Whatcha gonna do when they come for you?
[October 2005] Let’s talk about research. I know it’s a dirty word referring to a time-consuming task that many writers abhor. As creators of works of fiction, we like to make things up. We aren’t slaves to the dictum “write what you know,” and if we don’t know exactly how something works, what difference does it make? After all, we are lying to readers from word one—why should we be concerned with getting every little detail right?
Stephen King has said that he does just enough research so he can lie convincingly, and in that adverb resides the core of the matter. Our readers know we’re making this stuff up. They’re shelling out their hard-earned cash fully aware that in return we are offering something made out of whole cloth. If they wanted facts and truths, they could read the newspaper (well, maybe) or a work of non-fiction (again, maybe!). They want to be swept away by our fantasies.
So they enter into a contract with us. They willingly suspend their disbelief. For the brief time their heads are filled with our words, they are in our hands. We can manipulate their emotions. We can conjure images that become as vivid in their minds as they were in ours when we set them down on paper. All they ask in return is that we play fair. If we say that World War II ended in 1948, then we better be writing alternate history. If we’re just too lazy to look up the facts, then the fine wires that suspend readers’ bridges of disbelief unravel and snap.
Recent case in point—within hours of the publication of The Colorado Kid, sharp-eyed readers were hammering Stephen King for putting a Starbucks in Colorado in 1980 when the first Seattle coffeehouse didn’t open until 1984. It’s a simple mistake, one I would never have caught in a million years, but it was enough to yank some readers out of the story. Had anyone thought to ask the question during the editing process, it would have been simply answered. In the internet era, this sort of information is at the fingertips of even the least computer savvy writers.

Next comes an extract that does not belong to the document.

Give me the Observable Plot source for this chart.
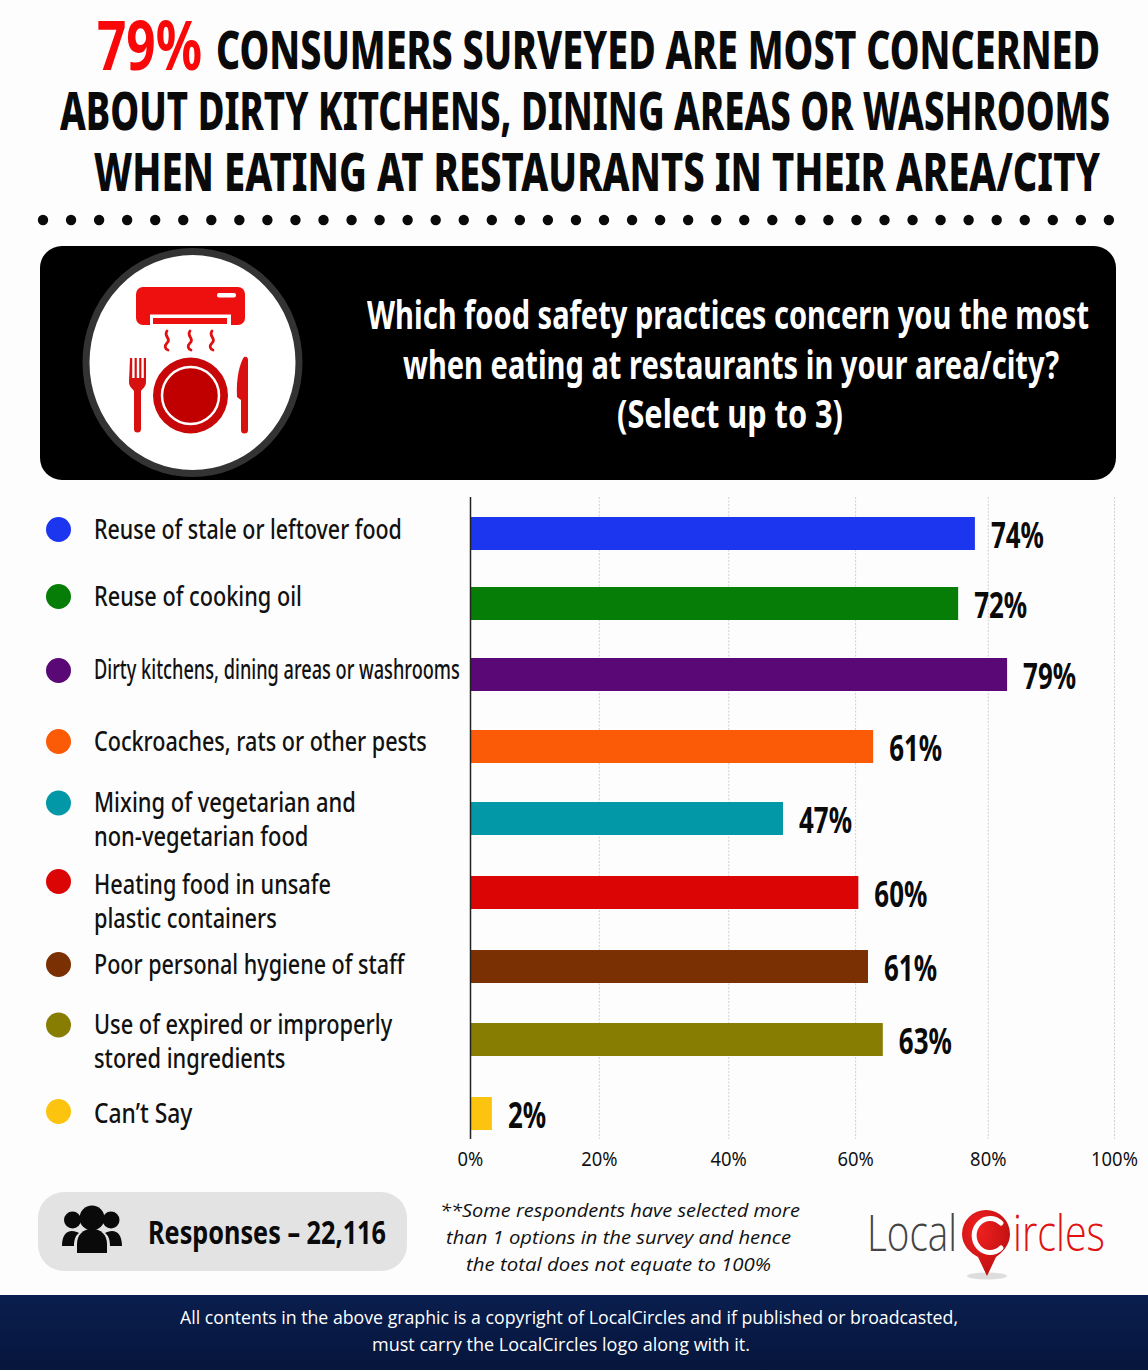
<!DOCTYPE html>
<html><head><meta charset="utf-8">
<script src="https://cdn.jsdelivr.net/npm/d3@7"></script>
<script src="https://cdn.jsdelivr.net/npm/@observablehq/plot@0.6"></script>
<style>
html,body{margin:0;padding:0;background:#fdfdfd}
#page{position:relative;width:1148px;height:1370px;overflow:hidden;background:#fdfdfd}
.t{position:absolute;white-space:nowrap;transform-origin:0 50%;line-height:1}
#dots{position:absolute;left:0;top:210px;width:1148px;height:20px}
#panel{position:absolute;left:40px;top:246px;width:1076px;height:234px;background:#000;border-radius:22px}
#pill{position:absolute;left:38px;top:1192px;width:369px;height:79px;background:#e3e3e3;border-radius:26px}
#foot{position:absolute;left:0;top:1295px;width:1148px;height:75px;background:linear-gradient(#0a1e4e,#06163c)}
#chart{position:absolute;left:0;top:490px}
svg.deco{position:absolute;overflow:visible}
</style></head><body>
<div id="page">
<svg id="dots" class="deco"></svg>
<div id="panel"></div>
<svg class="deco" style="left:0;top:0;width:1148px;height:490px" viewBox="0 0 1148 490">
  <ellipse cx="192.5" cy="362.5" rx="106.5" ry="111" fill="#fff" stroke="#333" stroke-width="7"/>
  <rect x="136" y="287" width="109" height="38" rx="7" fill="#ee0f0f"/>
  <rect x="150" y="314.5" width="81" height="12" fill="#fff"/>
  <rect x="153" y="318" width="74" height="6" fill="#ee0f0f"/>
  <rect x="217" y="293" width="19" height="4.5" rx="2" fill="#fff"/>
  <g fill="none" stroke="#e01010" stroke-width="2.8" stroke-linecap="round">
    <path d="M167 331c-4 5 5 8 0 12c-3 3-2 6 1 7"/>
    <path d="M190 331c-4 5 5 8 0 12c-3 3-2 6 1 7"/>
    <path d="M212 331c-4 5 5 8 0 12c-3 3-2 6 1 7"/>
  </g>
  <ellipse cx="190.5" cy="395.5" rx="37.5" ry="38" fill="#c80808"/>
  <circle cx="190.5" cy="395.5" r="28.5" fill="#c00000" stroke="#fff" stroke-width="2.5"/>
  <path d="M130 358h2.2v20h2.4v-20h2.2v20h2.4v-20h2.2v20h2.4v-20h2.2v24c0 5-4 7-5 9v38a3.5 3.5 0 0 1-7 0v-38c-1-2-5-4-5-9z" fill="#d81010"/>
  <path d="M244 357c3-1 4 1 4 3v70a3.5 3.5 0 0 1-7 0v-30l-4-3c-1-20 3-34 7-40z" fill="#d81010"/>
</svg>
<div id="pill"></div>
<svg class="deco" style="left:0;top:1190px;width:200px;height:80px" viewBox="0 1190 200 80">
  <g fill="#0a0a0a">
    <circle cx="92" cy="1218" r="12.5"/><circle cx="72.5" cy="1220" r="8.5"/><circle cx="111" cy="1220" r="8.5"/>
    <path d="M77 1253v-9c0-9 6-15 15-15s15 6 15 15v9z"/>
    <path d="M62 1246c0-10 4-15 10-15c3 0 5 1 7 2c-4 3-5 8-5 13z"/>
    <path d="M122 1246c0-10-4-15-10-15c-3 0-5 1-7 2c4 3 5 8 5 13z"/>
  </g>
</svg>
<div id="foot"></div>
<svg class="deco" style="left:850px;top:1195px;width:280px;height:95px" viewBox="850 1195 280 95">
  <defs><radialGradient id="pin" cx=".35" cy=".3" r=".9"><stop offset="0" stop-color="#f02020"/><stop offset="1" stop-color="#b40c0c"/></radialGradient></defs>
  <ellipse cx="987" cy="1276" rx="20" ry="3.5" fill="#ddd"/>
  <path d="M962 1234a24 24 0 1 1 48 0c0 11-8 19-14 23l-9 19l-9-19c-8-4-16-12-16-23z" fill="url(#pin)"/>
  <path d="M1001 1223a16 17 0 1 0 0 25" fill="none" stroke="#fff" stroke-width="5" stroke-linecap="round"/>
</svg>
<div id="chart"></div>
</div>
<script>
const categories = ["Reuse of stale or leftover food","Reuse of cooking oil","Dirty kitchens, dining areas or washrooms","Cockroaches, rats or other pests","Mixing of vegetarian and\nnon-vegetarian food","Heating food in unsafe\nplastic containers","Poor personal hygiene of staff","Use of expired or improperly\nstored ingredients","Can’t Say"];
const drawnLengths = [78.4,75.8,83.4,62.6,48.6,60.3,61.8,64.1,3.4];
const printedLabels = ["74%","72%","79%","61%","47%","60%","61%","63%","2%"];
const barColors = ["#1c35ee","#067d06","#5a0875","#fb5a06","#0398a8","#dc0505","#7a3003","#887d03","#fcc40f"];
const xTicks = [0,20,40.1,59.8,80.4,100];
const titleLines = ["CONSUMERS SURVEYED ARE MOST CONCERNED","ABOUT DIRTY KITCHENS, DINING AREAS OR WASHROOMS","WHEN EATING AT RESTAURANTS IN THEIR AREA/CITY"];
const questionLines = ["Which food safety practices concern you the most","when eating at restaurants in your area/city?","(Select up to 3)"];
const noteLines = ["**Some respondents have selected more","than 1 options in the survey and hence","the total does not equate to 100%"];
const footLines = ["All contents in the above graphic is a copyright of LocalCircles and if published or broadcasted,","must carry the LocalCircles logo along with it."];

const page = document.getElementById("page");
function put(s,x,cy,w,size,css){
  const e=document.createElement("div");e.className="t";e.textContent=s;
  e.style.cssText=`left:${x}px;font-size:${size}px;${css||""}`;
  page.appendChild(e);
  const r=e.getBoundingClientRect();
  e.style.top=(cy-r.height/2)+"px";
  if(w) e.style.transform=`scaleX(${w/r.width})`;
  return e;
}
const fam='"Noto Sans",sans-serif';
const bold=`font-family:${fam};font-weight:700;`;
const heavy=`font-family:${fam};font-weight:800;`;
put("79%",97,44,105,68,bold+"color:#f80808;");
put(titleLines[0],216,48,884,54,heavy+"color:#0a0a0a;");
put(titleLines[1],60,109,1050,54,heavy+"color:#0a0a0a;");
put(titleLines[2],94,170,1006,54,heavy+"color:#0a0a0a;");
put(questionLines[0],367,314,722,40,bold+"color:#fff;");
put(questionLines[1],403,364,656,40,bold+"color:#fff;");
put(questionLines[2],617,413,226,40,bold+"color:#fff;");
put("Responses – 22,116",148,1231,238,33,bold+"color:#0a0a0a;");
const noteCss='font-family:"Open Sans",sans-serif;font-style:italic;color:#111;';
put(noteLines[0],440,1210,360,19,noteCss);
put(noteLines[1],446,1237,345,19,noteCss);
put(noteLines[2],466,1264,305,19,noteCss);
const footCss='font-family:"Open Sans",sans-serif;color:#fff;';
put(footLines[0],180,1318,778,17.5,footCss);
put(footLines[1],372,1345,378,17.5,footCss);
put("Local",867,1232,90,50,'font-family:"Open Sans",sans-serif;font-weight:300;color:#444;');
put("ircles",1013,1232,92,50,'font-family:"Open Sans",sans-serif;font-weight:300;color:#e01212;');

d3.select("#dots").selectAll("circle").data(d3.range(39)).join("circle")
  .attr("cx",i=>43+i*28.05).attr("cy",10).attr("r",5.2).attr("fill","#0a0a0a");

const rows = categories.map((c,i)=>({c,v:drawnLengths[i],label:printedLabels[i],color:barColors[i]}));
// layout: each row's nudge from the even band, then its label and dot offsets from the bar centre
const rowNudge = [0,-2.5,-4,-4.5,-5,-3.5,-2,-1.5,0];
const textShift = [-6,-9,-7,-7,-1,7.5,-4,0.5,-2];
const dotShift = [-4.5,-7.5,-4.5,-5.5,-16,-11.5,-2.5,-15,-2.5];
const textWidth = [308,208,366,333,262,237,312,299,99];
const chart = Plot.plot({
  width:1148,height:690,marginLeft:470,marginRight:34,marginTop:7,marginBottom:41,
  style:{background:"transparent",overflow:"visible"},
  x:{domain:[0,100],axis:null},
  y:{domain:categories,axis:null,paddingInner:.545,paddingOuter:.2,align:.69,round:false},
  marks:[
    Plot.ruleX(xTicks.slice(1),{stroke:"#d0d0d0",strokeWidth:1,strokeDasharray:"2 1.5"}),
    ...rows.map((r,i)=>Plot.barX([r],{y:"c",x:"v",fill:"color",dy:rowNudge[i]})),
    Plot.ruleX([0],{stroke:"#222",strokeWidth:1.5}),
    Plot.axisX({ticks:xTicks,tickSize:0,tickPadding:12,tickFormat:d=>Math.round(d/20)*20+"%",fontSize:20,fontFamily:fam,fill:"#111",anchor:"bottom",label:null}),
    ...rows.map((r,i)=>Plot.text([r],{y:"c",x:"v",text:"label",textAnchor:"start",dx:15.5,dy:rowNudge[i]+2.5,fontSize:36,fontWeight:700,fontFamily:fam,fill:"#0a0a0a"})),
    ...rows.map((r,i)=>Plot.dot([r],{y:"c",frameAnchor:"left",dx:-412,dy:rowNudge[i]+dotShift[i],r:12.5,fill:"color"})),
    ...rows.map((r,i)=>Plot.text([r],{y:"c",text:"c",frameAnchor:"left",textAnchor:"start",dx:-376.5,dy:rowNudge[i]+textShift[i],fontSize:27,fontWeight:500,lineHeight:1.26,fontFamily:fam,fill:"#111"}))
  ]
});
document.getElementById("chart").appendChild(chart);

// the source lettering is condensed: squeeze each text horizontally to its width in the picture
function squeeze(t,s){t.setAttribute("transform",(t.getAttribute("transform")||"")+` scale(${s},1)`)}
const texts = [...chart.querySelectorAll('g[aria-label="text"] text')];
texts.forEach(t=>{
  const s=t.textContent;
  if(printedLabels.includes(s)) squeeze(t,0.72);
  else {
    const i=categories.findIndex(c=>c.replace("\n","")===s);
    if(i>=0) squeeze(t,textWidth[i]/t.getBBox().width);
  }
});
chart.querySelectorAll('g[aria-label="x-axis tick label"] text').forEach(t=>squeeze(t,0.92));
</script>
</body></html>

Though the internet can be a great time-waster, it’s also a terrific resource. If I’m in the middle of working on something and I need a specific piece of information—the biographical details of a historical figure, the exact location of a building, the name for the ceremonial dagger used in Wicca rituals—I’ll go online and look it up. The trick is in knowing when you have all you need and to avoid getting sidetracked.
Some writers prefer to plow past such details during the first draft, correcting them on revision. Not me. Interrupting the creative flow isn’t one of my fears. For me, research is an enjoyable part of the creative flow. It’s not crucial that I get everything exactly right in the first draft, but certain details help fuel my writing.
I recently wrote a story that deals with a group of hikers on an unspecified mountain trail. I got to a point where I had to decide whether the locale was going to be fictitious or based in reality. No one would have complained if I’d opted for the former. The exact location isn’t crucial to the story. However, the story came more alive for me after about ten minutes researching hiking trails where people could conceivably be away from civilization for a few days. For no particular reason other than it fit my scenario, I selected the Beartooth Mountains. A Google image search produced several photographs of the environs. I could imagine myself there. I could hear the babbling brooks, smell the particular kinds of vegetation in that area, hear the wildlife, and see the jagged, lunar mountaintops, all details I worked into the story to strengthen the threads suspending that bridge of disbelief.
As a reader, I get an extra level of satisfaction from a story if I encounter something recognizable. I enjoy novels set where I live. I say to myself, “I know that intersection. I’ve been to that donut shop. I’ve been stuck on that freeway.” Nothing annoys me more when the writer has phoned in the research. Dan Brown took a drubbing over his creative depiction of London and Paris in The da Vinci Code. Anyone who has walked around either city knows Brown likely didn’t spent much time there. It’s like movies where the protagonist drives past every famous site while en route from Point A to Point B, even if it means taking a highly improbable serpentine course through the city. Viewers familiar with the setting laugh. Plink! Another thread snaps.
I started writing this essay because of something I did on Saturday, thinking it would form the core of the piece instead of winding up almost an afterthought. That is telling in itself—it’s not important that all the fruits of your research end up in the story; instead, they add color while at the same time getting our minds thinking in new directions. I’m working on a story for a crime anthology, so I applied to go on a police ride-along in downtown Houston. For eight hours, I sat up front with a police officer as he went about his tour of duty, handling everything from moving violations to domestic situations to reports of prostitution. I was a sponge, soaking up details and atmosphere so that when the time comes to write my story I’ll have a greater familiarity with the setting. My view of a police officer’s routine was absurdly tainted by the TV show COPS (thus the title of today’s essay), when the reality is far more mundane and at the same time far richer and deeper. If I had written a story where the cop rushes from one interesting, exciting, nerve-wracking event to another, many readers wouldn’t have batted an eye, but those in the know would have laughed me off the page.
I don’t have a story yet—though Saturday got my mind percolating—but I wasn’t sure I would ever get a story unless I knew more about the daily life of an HPD officer. By no means am I an expert, but I think I know enough now to lie convincingly. It’s not about satisfying the nitpickers, for they will always find something to complain about. It’s about being true to the story and true to the reader, which is what it’s all about, after all.